German-speaking Community & Cultural Self-Governance

From 1984

Since 1984, the German-speaking Community (Deutschsprachige Gemeinschaft) has exercised full cultural autonomy within Belgium's federal system — a remarkable institution for a population of ~75,000. Its Parliament in Eupen administers education, cultural affairs, and heritage policy in German, making it the smallest autonomous community in Belgium and one of the smallest in Europe. Heritage revival has become a cultural strategy: the annual Burgfest at Burg Reuland (second weekend of July) transforms the castle ruins — destroyed in 1794, restored from 1988 — into a medieval market; the Internationale Töpfermarkt at Burg Raeren brings over 100 potters to revive a craft dead since the French period.
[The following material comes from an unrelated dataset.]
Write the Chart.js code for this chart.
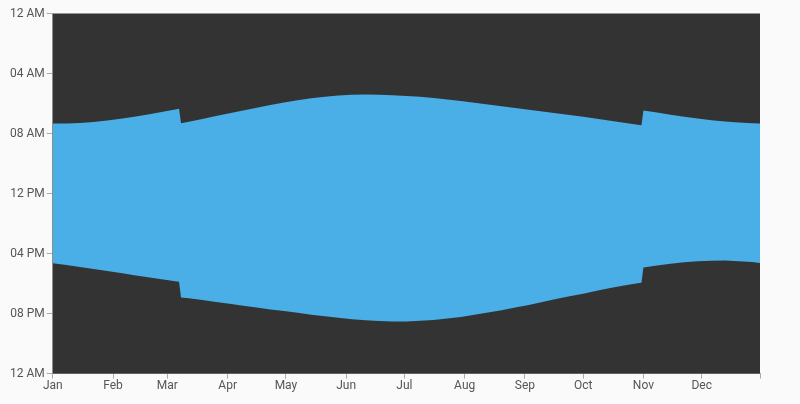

The Vennbahn, decommissioned as a railway, has been reborn as a 125 km cross-border cycle path — Europe's longest rail trail. The parish Kirmes cycle continues in every village, anchored to patron saint days. The Wiesenbacher Wallfahrt on 24 August still draws processions with harvest offerings to a site first mentioned in 876. Rhenish Karneval fills the streets of Eupen (Alaaf!), Sankt Vith (Fahr'm Dar!), and villages across all nine municipalities with parades, sessions, and Puffel doughnuts — a tradition that, whatever its deeper roots, has been continuously practiced in its organized form since the Prussian era and revived after the war. The Triangel in Sankt Vith serves as the community's main cultural and conference venue. You can read all these layers today — Carolingian spring, Luxembourg castle, Habsburg cloth, Prussian Karneval, wartime destruction, and autonomous revival — in the landscape and living rituals of this small, deeply layered region.